Physics, asked by Anonymous, 10 months ago

Card moves away
Coin falls into glass
this is an example of.......​

Answers

Answered by C0R0NA
0

Card moves away Coin falls into glass this is an example of inertia.

Answered by Anonymous
6

Answer:

Introduction

Card-coin experiment is a very old and widely used experiment to show the property of ``Inertia of Rest''. A card is placed on an empty glass tumbler and coin is placed on the card right above the center of the tumbler. A flick is given to the card with finger, the card flies away and the coin falls in the tumbler. It is explained by saying that due to inertia, the coin remained at its own place and the card went away due to the flick.

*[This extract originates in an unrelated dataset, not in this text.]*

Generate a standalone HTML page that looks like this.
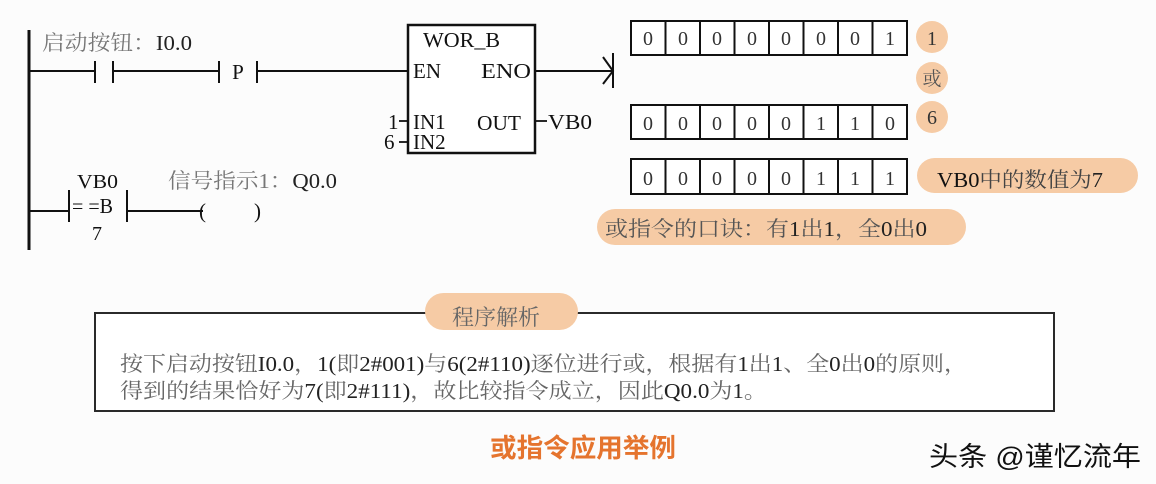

While the experiment itself is beautiful, the explanation has loopholes. Our experiment brings out these loop holes.

Apparatus

A beaker, cards, coin

Procedure

You are given several cards. Place the smallest one on the beaker and put the coin on it at the center.

Flick the card with your finger as hard as you can. Did the coin fall in the beaker?

Do the same with other cards. Write your observations.

Going again with the small card, flick the card with a smaller force. Write your observations.

Discussion

You find that whether the coin falls in the beaker or not depends on the length of the card and the force with which you flick. It also depends on the friction at the surfaces of contact.

As soon as the card begins to move it slips against the coin and exerts a forward force on the coin. By the time coin runs out of card’s surface below, the coin also moves a little in forward direction. The coin falls in the beaker only if this forward displacement is smaller than the radius of the beaker. Otherwise it falls outside the beaker. Thus in no case, the coin ``remains at its own place'' as the card moves out.